И теперь так было: задумываюсь я о своем сне, а вокруг меня словно вымерло все. Из самого дальнего угла огорода, где росли разноцветные розы, слышно было, как пчелки звенели и как зеленая саранча шуршала крыльями своими стеклянными.
Чутко ухо ребячье!

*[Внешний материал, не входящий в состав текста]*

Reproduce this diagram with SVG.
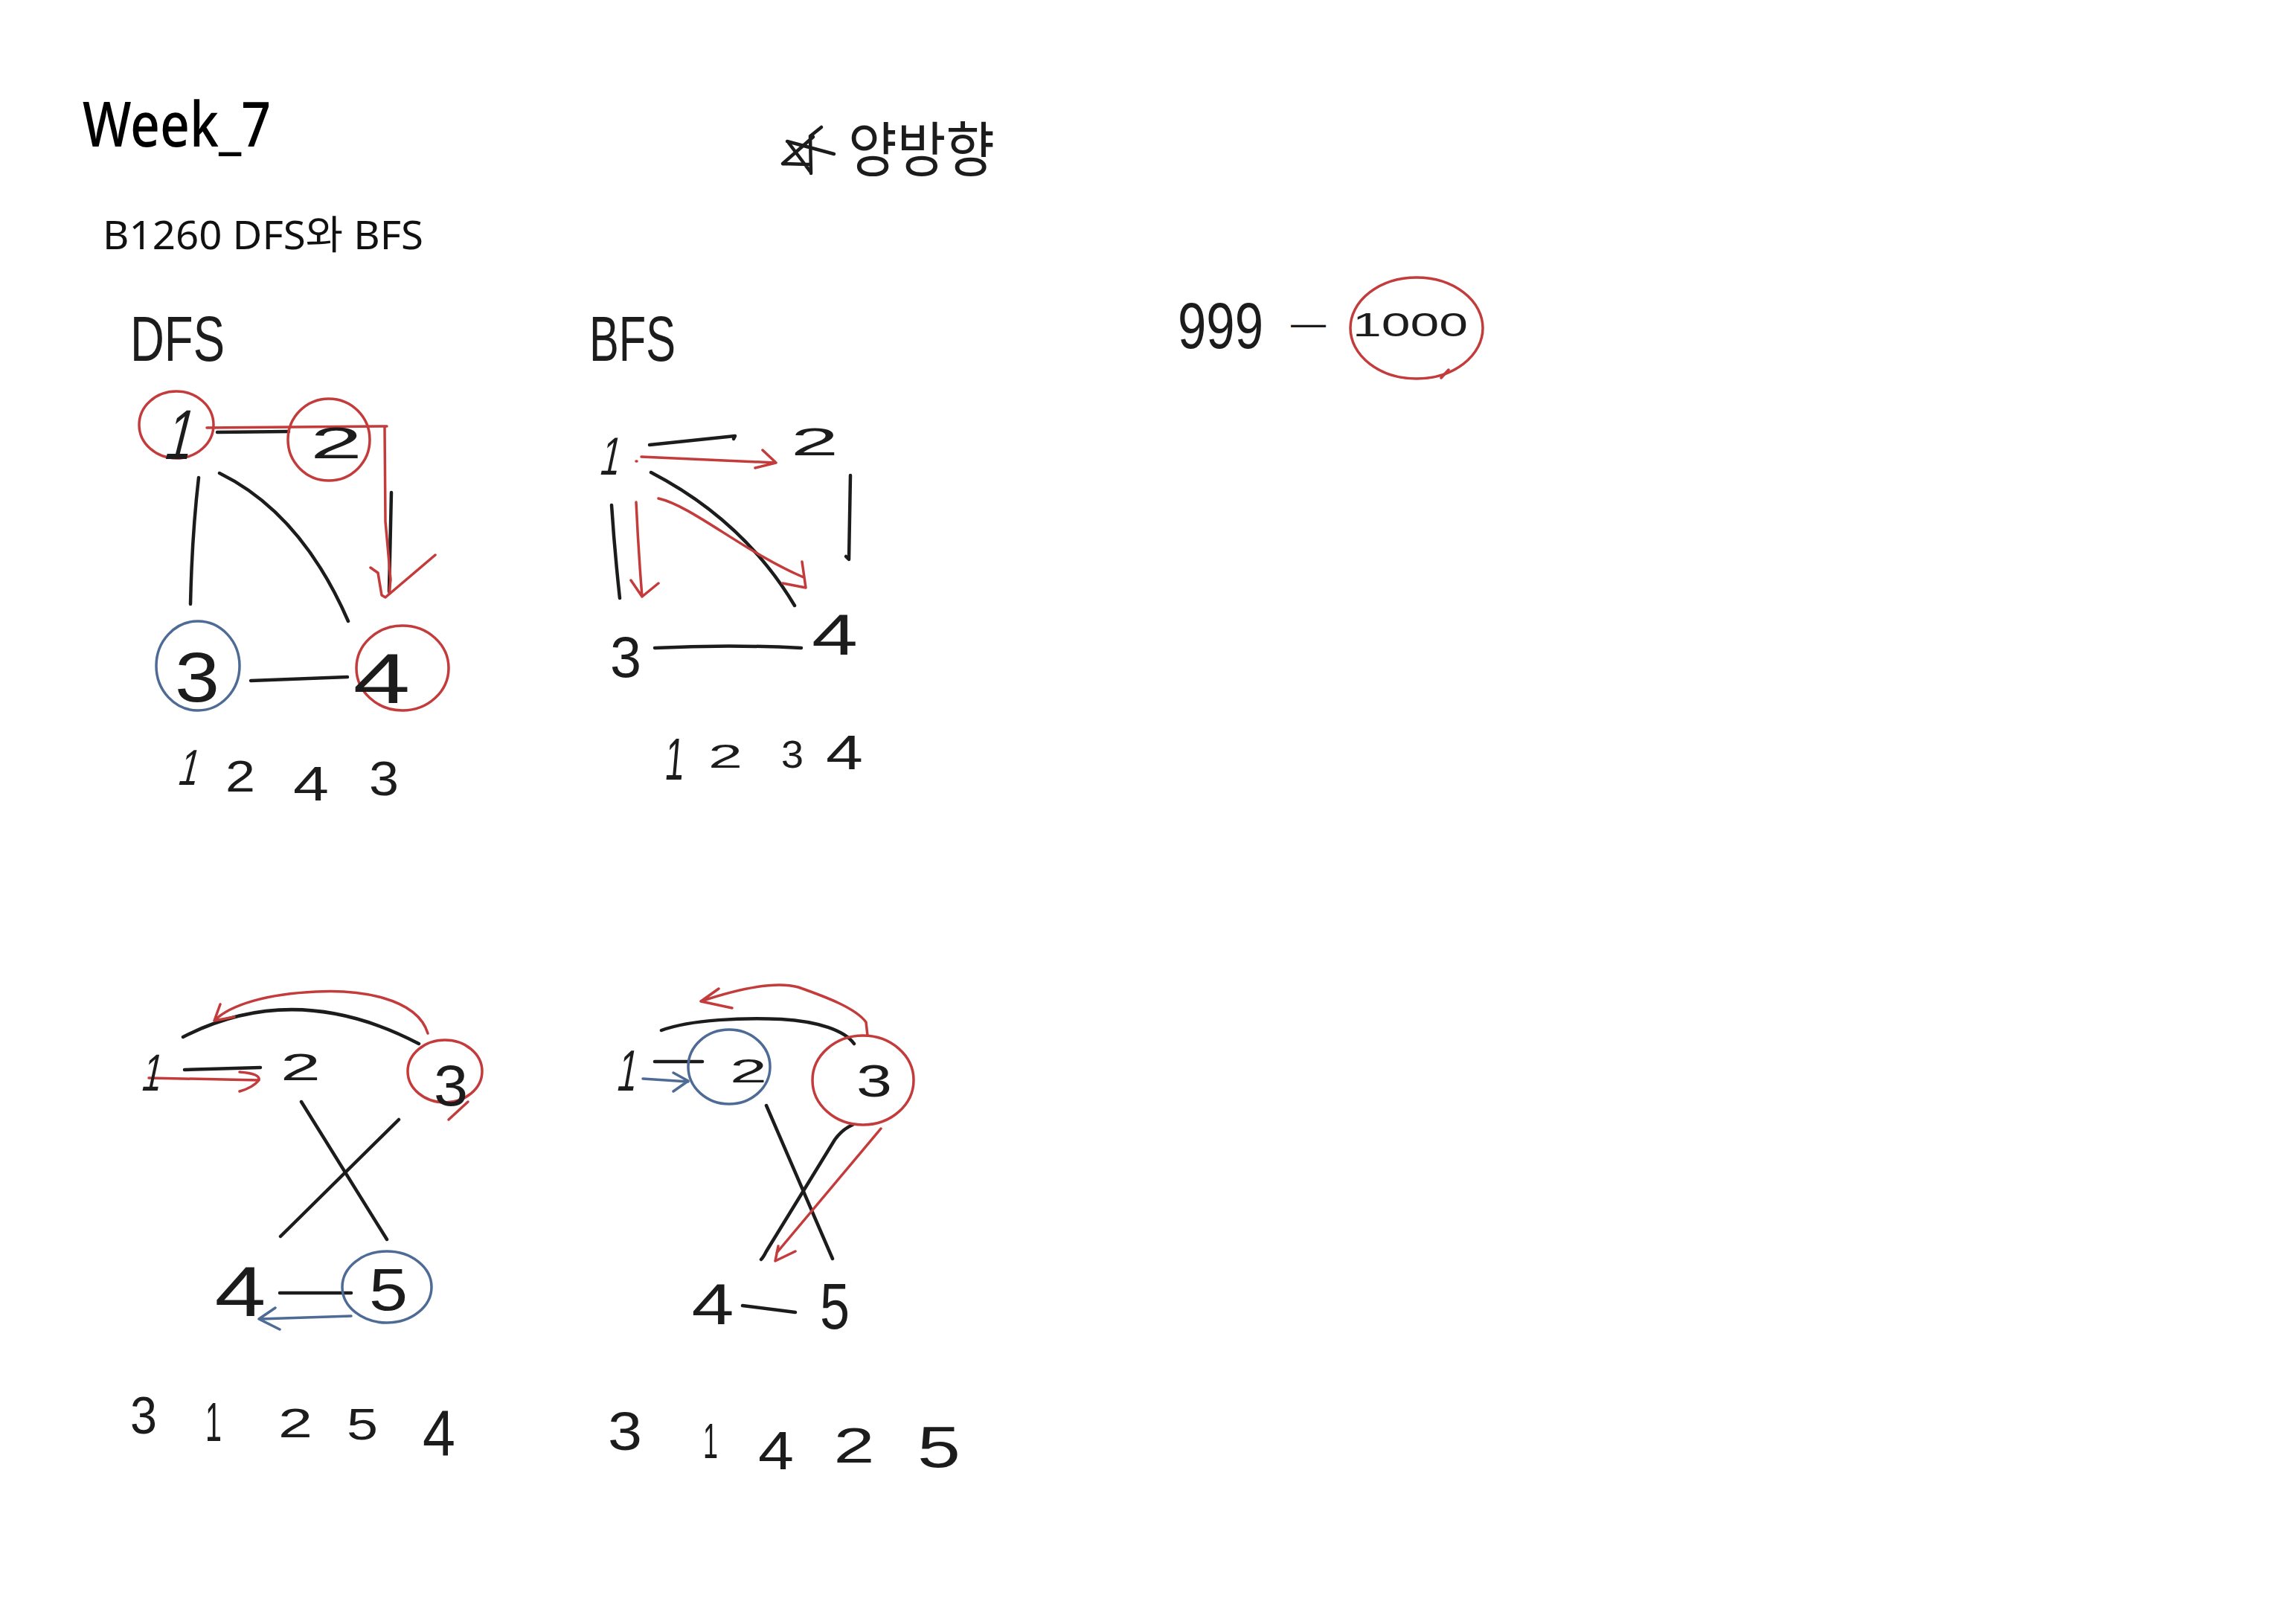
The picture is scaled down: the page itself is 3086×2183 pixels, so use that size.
<svg xmlns="http://www.w3.org/2000/svg" width="3086" height="2183" viewBox="0 0 3086 2183">
<style>
.bg{fill:#ffffff}
.ink{fill:none;stroke:#1c1c1c;stroke-width:4.5;stroke-linecap:round;stroke-linejoin:round}
.red{fill:none;stroke:#c43b3b;stroke-width:3.5;stroke-linecap:round;stroke-linejoin:round}
.blue{fill:none;stroke:#4e6b95;stroke-width:3.5;stroke-linecap:round;stroke-linejoin:round}
.hw{font-family:"Liberation Sans","DejaVu Sans",sans-serif;fill:#1c1c1c;text-anchor:middle}
.hwl{font-family:"Liberation Sans","DejaVu Sans",sans-serif;fill:#1c1c1c}
.title{font-family:"Noto Sans","Noto Sans CJK KR",sans-serif;fill:#000000;font-weight:500}
.sub{font-family:"Noto Sans","Noto Sans CJK KR",sans-serif;fill:#111111;font-weight:400}
.kr{font-family:"Noto Sans CJK KR","Noto Sans",sans-serif;fill:#1c1c1c;font-weight:400}
</style>
<rect class="bg" x="0" y="0" width="3086" height="2183"/>

<!-- Header -->
<g id="title">
<text class="title" x="111" y="197" font-size="84" textLength="253" lengthAdjust="spacingAndGlyphs">Week_7</text>
</g>
<g id="subtitle">
<text class="sub" x="138" y="335" font-size="53" textLength="431" lengthAdjust="spacingAndGlyphs">B1260 DFS와 BFS</text>
</g>
<g id="note-bidirectional">
<path class="ink" d="M1090,233 L1089,183 L1104,171 M1058,190 L1121,207 M1052,220 L1093,184 M1052,220 L1088,221 M1060,192 L1090,232"/>
<text class="kr" x="1140" y="230" font-size="80" textLength="197" lengthAdjust="spacingAndGlyphs">양방향</text>
</g>
<g id="note-999-1000">
<text class="hwl" x="1583" y="468" font-size="88" textLength="115" lengthAdjust="spacingAndGlyphs">999</text>
<text class="hwl" x="1735" y="451" font-size="48" textLength="47" lengthAdjust="spacingAndGlyphs">—</text>
<text class="hwl" x="1818" y="452" font-size="45" textLength="155" lengthAdjust="spacingAndGlyphs">1000</text>
<ellipse class="red" cx="1904" cy="441" rx="89" ry="68"/>
<path class="red" d="M1937,508 L1947,497"/>
</g>

<!-- Top DFS -->
<g id="dfs1-label"><text class="hwl" x="175" y="485" font-size="85" textLength="127" lengthAdjust="spacingAndGlyphs">DFS</text></g>
<g id="dfs1-connectors">
<path class="ink" d="M292,581 L388,580"/>
<path class="ink" d="M267,642 Q258,720 256,812"/>
<path class="ink" d="M295,636 Q405,690 468,835"/>
<path class="ink" d="M526,662 L523,795"/>
<path class="ink" d="M337,915 L467,910"/>
<path class="red" d="M278,575 L520,573 M517,575 L518,701 L525,779 L523,798"/>
<path class="red" d="M498,763 L508,770 L513,800 L518,803 L585,746"/>
</g>
<g id="dfs1-node1"><ellipse class="red" cx="237" cy="571" rx="50" ry="45"/><text class="hw" transform="translate(236,617) skewX(-14)" x="0" y="0" font-size="95" textLength="36" lengthAdjust="spacingAndGlyphs">1</text></g>
<g id="dfs1-node2"><ellipse class="red" cx="442" cy="591" rx="55" ry="55"/><text class="hw" x="452" y="616" font-size="60" textLength="70" lengthAdjust="spacingAndGlyphs">2</text></g>
<g id="dfs1-node3"><ellipse class="blue" cx="266" cy="895" rx="56" ry="60"/><text class="hw" x="265" y="943" font-size="95" textLength="60" lengthAdjust="spacingAndGlyphs">3</text></g>
<g id="dfs1-node4"><ellipse class="red" cx="541" cy="898" rx="62" ry="57"/><text class="hw" x="513" y="945" font-size="95" textLength="77" lengthAdjust="spacingAndGlyphs">4</text></g>
<g id="dfs1-order">
<text class="hw" transform="translate(250,1055) skewX(-14)" x="0" y="0" font-size="68" textLength="26" lengthAdjust="spacingAndGlyphs">1</text>
<text class="hw" x="323" y="1064" font-size="60" textLength="40" lengthAdjust="spacingAndGlyphs">2</text>
<text class="hw" x="418" y="1076" font-size="64" textLength="48" lengthAdjust="spacingAndGlyphs">4</text>
<text class="hw" x="516" y="1069" font-size="64" textLength="40" lengthAdjust="spacingAndGlyphs">3</text>
</g>

<!-- Top BFS -->
<g id="bfs1-label"><text class="hwl" x="792" y="485" font-size="85" textLength="116" lengthAdjust="spacingAndGlyphs">BFS</text></g>
<g id="bfs1-connectors">
<path class="ink" d="M873,598 L988,586 L986,590"/>
<path class="ink" d="M875,635 Q1000,700 1068,814"/>
<path class="ink" d="M822,679 Q826,740 833,804"/>
<path class="ink" d="M1143,639 L1141,752 L1137,748"/>
<path class="ink" d="M880,871 Q980,866 1077,871"/>
<path class="red" d="M855,620 L856,620 M862,614 L1043,622 M1015,629 L1043,622 L1025,605"/>
<path class="red" d="M885,670 C930,680 1000,742 1080,776 M1078,755 L1083,790 L1052,784"/>
<path class="red" d="M855,675 Q858,740 863,802 M848,780 L863,802 L885,784"/>
</g>
<g id="bfs1-node1"><text class="hw" transform="translate(817,638) skewX(-12)" x="0" y="0" font-size="72" textLength="26" lengthAdjust="spacingAndGlyphs">1</text></g>
<g id="bfs1-node2"><text class="hw" x="1095" y="612" font-size="52" textLength="64" lengthAdjust="spacingAndGlyphs">2</text></g>
<g id="bfs1-node3"><text class="hw" x="841" y="910" font-size="78" textLength="42" lengthAdjust="spacingAndGlyphs">3</text></g>
<g id="bfs1-node4"><text class="hw" x="1122" y="880" font-size="78" textLength="62" lengthAdjust="spacingAndGlyphs">4</text></g>
<g id="bfs1-order">
<text class="hw" transform="translate(905,1048) skewX(-5)" x="0" y="0" font-size="80" textLength="26" lengthAdjust="spacingAndGlyphs">1</text>
<text class="hw" x="975" y="1032" font-size="44" textLength="46" lengthAdjust="spacingAndGlyphs">2</text>
<text class="hw" x="1065" y="1032" font-size="52" textLength="30" lengthAdjust="spacingAndGlyphs">3</text>
<text class="hw" x="1135" y="1034" font-size="64" textLength="50" lengthAdjust="spacingAndGlyphs">4</text>
</g>

<!-- Bottom DFS -->
<g id="dfs2-connectors">
<path class="ink" d="M248,1438 L350,1435"/>
<path class="ink" d="M246,1394 Q397,1316 563,1403"/>
<path class="ink" d="M405,1481 L520,1666"/>
<path class="ink" d="M536,1505 L377,1662"/>
<path class="ink" d="M376,1738 L472,1738"/>
<path class="red" d="M200,1449 L348,1452 M322,1441 Q350,1443 348,1452 Q340,1462 322,1467"/>
<path class="red" d="M575,1389 C560,1340 480,1330 425,1333 C360,1336 310,1350 288,1372 M296,1350 L288,1372 L315,1367"/>
<path class="blue" d="M472,1769 L350,1773 M370,1758 L348,1773 L376,1787"/>
</g>
<g id="dfs2-node1"><text class="hw" transform="translate(201,1466) skewX(-12)" x="0" y="0" font-size="70" textLength="26" lengthAdjust="spacingAndGlyphs">1</text></g>
<g id="dfs2-node2"><text class="hw" x="404" y="1452" font-size="50" textLength="54" lengthAdjust="spacingAndGlyphs">2</text></g>
<g id="dfs2-node3"><ellipse class="red" cx="598" cy="1440" rx="50" ry="42"/><path class="red" d="M629,1481 L603,1505"/><text class="hw" x="606" y="1486" font-size="78" textLength="46" lengthAdjust="spacingAndGlyphs">3</text></g>
<g id="dfs2-node4"><text class="hw" x="323" y="1769" font-size="95" textLength="69" lengthAdjust="spacingAndGlyphs">4</text></g>
<g id="dfs2-node5"><ellipse class="blue" cx="520" cy="1730" rx="60" ry="48"/><text class="hw" x="522" y="1761" font-size="80" textLength="52" lengthAdjust="spacingAndGlyphs">5</text></g>
<g id="dfs2-order">
<text class="hw" x="193" y="1927" font-size="70" textLength="36" lengthAdjust="spacingAndGlyphs">3</text>
<text class="hw" x="287" y="1937" font-size="74" textLength="22" lengthAdjust="spacingAndGlyphs">1</text>
<text class="hw" x="397" y="1932" font-size="56" textLength="46" lengthAdjust="spacingAndGlyphs">2</text>
<text class="hw" x="487" y="1935" font-size="60" textLength="42" lengthAdjust="spacingAndGlyphs">5</text>
<text class="hw" x="590" y="1957" font-size="88" textLength="44" lengthAdjust="spacingAndGlyphs">4</text>
</g>

<!-- Bottom BFS -->
<g id="bfs2-connectors">
<path class="ink" d="M880,1427 L944,1427"/>
<path class="ink" d="M889,1385 C930,1370 1000,1368 1050,1370 C1100,1373 1135,1385 1148,1403"/>
<path class="ink" d="M1146,1512 Q1132,1518 1122,1532 L1030,1682 Q1026,1690 1023,1693"/>
<path class="ink" d="M1030,1486 L1119,1692"/>
<path class="ink" d="M998,1755 L1069,1764"/>
<path class="blue" d="M864,1450 L925,1454 M905,1442 L925,1453 L905,1467"/>
<path class="red" d="M1166,1392 L1164,1374 C1150,1355 1110,1340 1073,1327 C1040,1318 990,1330 942,1346 M966,1329 L942,1346 L984,1355"/>
<path class="red" d="M1184,1517 L1044,1684 M1046,1675 L1042,1695 L1069,1682"/>
</g>
<g id="bfs2-node1"><text class="hw" transform="translate(840,1466) skewX(-10)" x="0" y="0" font-size="78" textLength="26" lengthAdjust="spacingAndGlyphs">1</text></g>
<g id="bfs2-node2"><ellipse class="blue" cx="980" cy="1434" rx="55" ry="50"/><text class="hw" x="1006" y="1455" font-size="44" textLength="50" lengthAdjust="spacingAndGlyphs">2</text></g>
<g id="bfs2-node3"><ellipse class="red" cx="1160" cy="1452" rx="68" ry="60"/><text class="hw" x="1175" y="1474" font-size="62" textLength="48" lengthAdjust="spacingAndGlyphs">3</text></g>
<g id="bfs2-node4"><text class="hw" x="958" y="1780" font-size="78" textLength="57" lengthAdjust="spacingAndGlyphs">4</text></g>
<g id="bfs2-node5"><text class="hw" x="1122" y="1786" font-size="88" textLength="40" lengthAdjust="spacingAndGlyphs">5</text></g>
<g id="bfs2-order">
<text class="hw" x="840" y="1949" font-size="72" textLength="46" lengthAdjust="spacingAndGlyphs">3</text>
<text class="hw" x="955" y="1960" font-size="66" textLength="20" lengthAdjust="spacingAndGlyphs">1</text>
<text class="hw" x="1043" y="1975" font-size="72" textLength="48" lengthAdjust="spacingAndGlyphs">4</text>
<text class="hw" x="1148" y="1966" font-size="66" textLength="55" lengthAdjust="spacingAndGlyphs">2</text>
<text class="hw" x="1262" y="1972" font-size="78" textLength="58" lengthAdjust="spacingAndGlyphs">5</text>
</g>
</svg>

Помню, заслушался я чего-то в это время и задумался о чем-то глубоко, так что и о сне своем страшном думать почти перестал, — только вдруг молчанье наше — и мое и божье — голос какой-то разрезал, да такой голос унылый и болеющий, об такой скорби и истоме душевной сказал он, что вдруг меня холод по всему телу прошиб.
Волосы у меня на голове поднялись и глаза выскочить хотели, как этот голос на весь посад выводил: о-ох-ох, — протянет и вздохнет под конец, так что и вздох-то самый я слышал.
Видно было, что крепкая грудь у кого-нибудь сокрушалась.
Крещусь я так-то и думаю: «Господи! Что же это такое? Кто это вздыхает так больно?» — а сам с места тронуться не могу — перепугался очень.
Смотрю: в подворотню нашу приятель мой Мишутка Кочеток лезет. Пролез это он в подворотню и на одной ножке ко мне и подпрыгивает. (Молодец он был на одной ножке прыгать, — дальше Мишутки никто из мальчишек не прыгивал.)
— Что ты, — кричит он мне издали, — сидишь тут? Дворник Липат Семенов умирать собрался, побежим смотреть.
— О-о-ох! Смерть моя! — снова прокатилось по двору.
— Вишь вот кричит как, — сказывает Мишутка. — Маменька сейчас говорила мне, что Липатка-то колдун, вот он с душой-то своей и не может проститься…
Побежали мы с Мишуткой на постоялый двор смотреть, как дяденька Липат Семеныч умирает. Приходим — видимо-невидимо народу в избе, и весь этот народ молча стоит, так что слышно было, как мухи жужжали и толстыми туловищами об грязные оконницы бились. Стоит народ и ужасается лютой смерти грешника. Белый, как полотно, лежит Липат в переднем углу, под образами, — сухое и тощее лицо у него сделалось, а смертные судороги так-то сурово сдвинули ему густые брови; но еще суровее и мрачнее глядели на унылую избу святые иконы, ярко освещенные лампадками и восковыми свечами.
Приютились мы с Мишуткой в углу и смотрим.
— Умрет? — спрашивал меня шепотом Мишутка.
— Умрет непременно, — говорю я. — Посматривай, Миша, как из него душа вылетать станет. Сказывали: голубем белым вылетает она из человеческого тела.
— У меня небось мимо не пролетит, — говорит Мишутка. — Я подкараулю… Только ты это верно сказываешь: дедушка мой когда умирал, так я сам видел, как из него душа голубем улетела… И теперь еще голубь-то этот у нас под крышкой живет. Мы того голубя так дедушкой и зовем.
И не одни наши с Мишуткой толки в это время по избе ходили. Советников и советниц всяких, как это живому еще человеку на вечный покой поудобнее отойти, много тут разных стояло.
— Липат Семеныч! — бабочка одна — и в летах уж эта бабочка довольно-таки престарелых была — умирающему самым слезным образом стонет: — ты бы родненьких-то своих благословил, прощальное бы слово свое родительское сказал им…
— Ох, отойди ты от меня! Без тебя тошно, баба, — через силу отзывается Липат.
— Нечего тут об земном толковать, — с угрозой говорит мещанин Кибитка (на крылосе он всегда первого баса держал):- к небесному ум свой при последнем конце направлять следует. Кайся, Липат Семеныч, при всех православных, кого ты когда и чем обижал, вслух; а ежели вслух совесть зазрит, в душе кайся, — это все единственно…
— Ох! Много я народу на своем веку изобидел, дорогие мои! Всего теперича не упомнишь, — болезнь великая душу мою гнетет, — говорит больной.
— Нечего, нечего тут стоять, господа! Не до вас теперь, — вступается брат Липата. (Из Коломны он нарочно приехал, как только про болезнь братнюю ему написали.) — Уходите, православные.
— Истинно, истинно уходить пора, — доканчивает Кибитка. — Во всяком дому своему горю подобает быти. Всякому своя возня и обуза…
Никто, однакож, не уходил, только немного потоптались на месте и остались опять слушать последние стоны и смотреть на последние движения умирающего тела.
— Брат! Позови Ванюшку сюда, — слышим мы, говорит Липат. — Чую: близок конец мой! Надо ему в самом деле мне наставленье дать.